The Pendulum

Peaks and valleys.  Reminds one of a bucolic Colorado vista, perhaps Pike’s Peak and the San Luis Valley.  But our lives are driven by patterns that look like peaks and valleys.  For example, this is a graph of the stock market for the last 25 years.

S&P 500 1984-2009
S&P 500 1984-2009

Notice the number of times that the chart has significant ups and downs.  This is a way that we as humans tend to operate in our domains.  We push the level of an activity until it goes beyond a breaking point (or some external event, like 9/11, causes a breaking point) and then instead of slowly returning to an equilibrium level, the system quickly regresses back to a point well beyond a median and we start the cycle all over again.  While it is painful to go through these cycles, our historical precedents do tell us that we will come out of the valley and start to rise again within a reasonable time.  Over time, these boom-bust-boom cycles have been getting shorter but steeper.

A current example of the boom-bust-boom cycles have to do with credit.  The credit markets have acted like a pendulum, swinging from high availability, low rates to low availability, high rates.  Some of these changes were due to changed economic policy by our government and the Federal Reserve. A large part of our current credit problem is related to the reticence of banks to take on additional risk, so they have tightened down the requirements for getting credit, to consumers as well as to businesses.  I wrote about the changes that Chase has made in their lending to small businesses here. Will this get sorted out?  Yes.  How soon?  Much bigger question.

But not all peaks and valleys correspond to economic events. It has always been instructive to me to watch the technology curves.

My technology journey started with the mainframe.  Everything you could want was on the mainframe.  It had to be since you interacted with the mainframe via punched cards (yes, I am that old).
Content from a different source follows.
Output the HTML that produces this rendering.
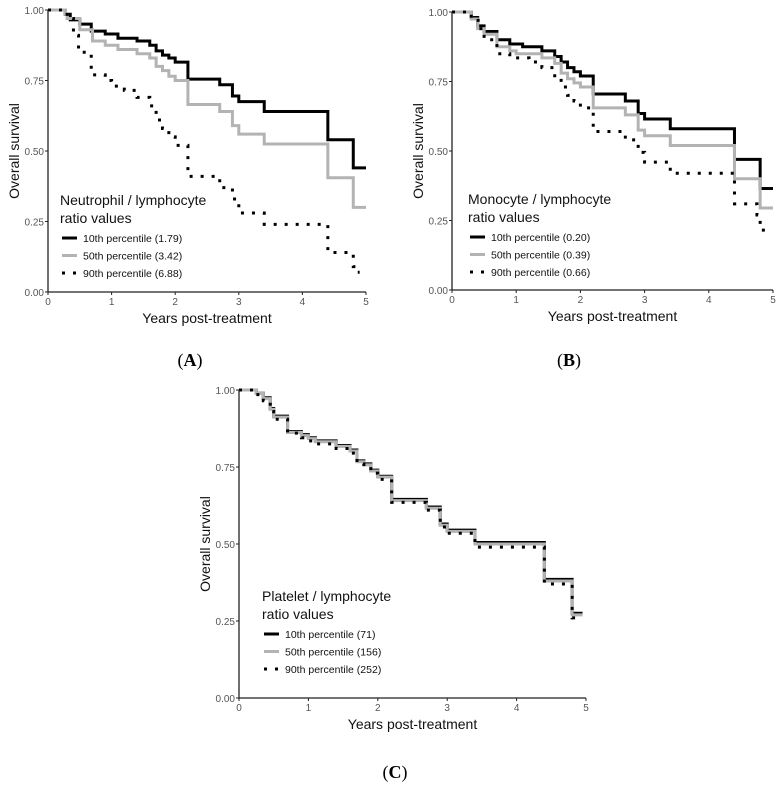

All by one manufacturer, all guaranteed to work the same way, the only way.  Kind of like Ford’s Model T, in any color as long as you wanted black.  But soon, we got PC’s and things got colorful fast.  Lots of different programs, different interfaces, different data storage, little interaction.  Businesses had a hard time utilizing these PC’s; actually IT (or Data Processing as it was called in those days) had the problems.  Everybody did things differently.  So, they decided to purchase integrated ERP solutions that allowed the entire company to work together cooperatively on planning and executing, counting and selling, paying bills and receiving cash.  These also included the support software to ensure it would all work together, the databases, the communications manager, the security systems and the scheduler. Back to the mainframe mentality – easier to manage, but limited in flexibility.

But of course, people wanted their own solutions.  So, along came Unix and other open systems.  Now it was possible to pick the best of breed solutions for each system need.  Flexibility to pick and choose, difficult to integrate and make sure that Program A fed Program B the right data in the right format.  It was costly for the software companies to support – they had to have every possible combination of systems to test with and provide their tech support staff with. I likened it to going to a race track and having to make the right choice to win for 10 races.  Difficult for anyone and not efficient for the IT staff.

Yesterday’s announcement that Oracle is going to buy Sun is bringing this whole technology cycle full circle.  Now one company can sell you the database, CRM Software, ERP Solution, security and hardware to be able to guarantee that all things will work together.  IBM and HP are also looking to provide a full course solution. What could happen to companies like Dell, Cisco and Fujitsu?  Where does Microsoft play in this arena?

All I can say is that given our history with peaks and valleys, you can expect that this phase of single company providing a full suite will have a reasonable lifespan and another model will come into play. It will be fun to watch this change over time.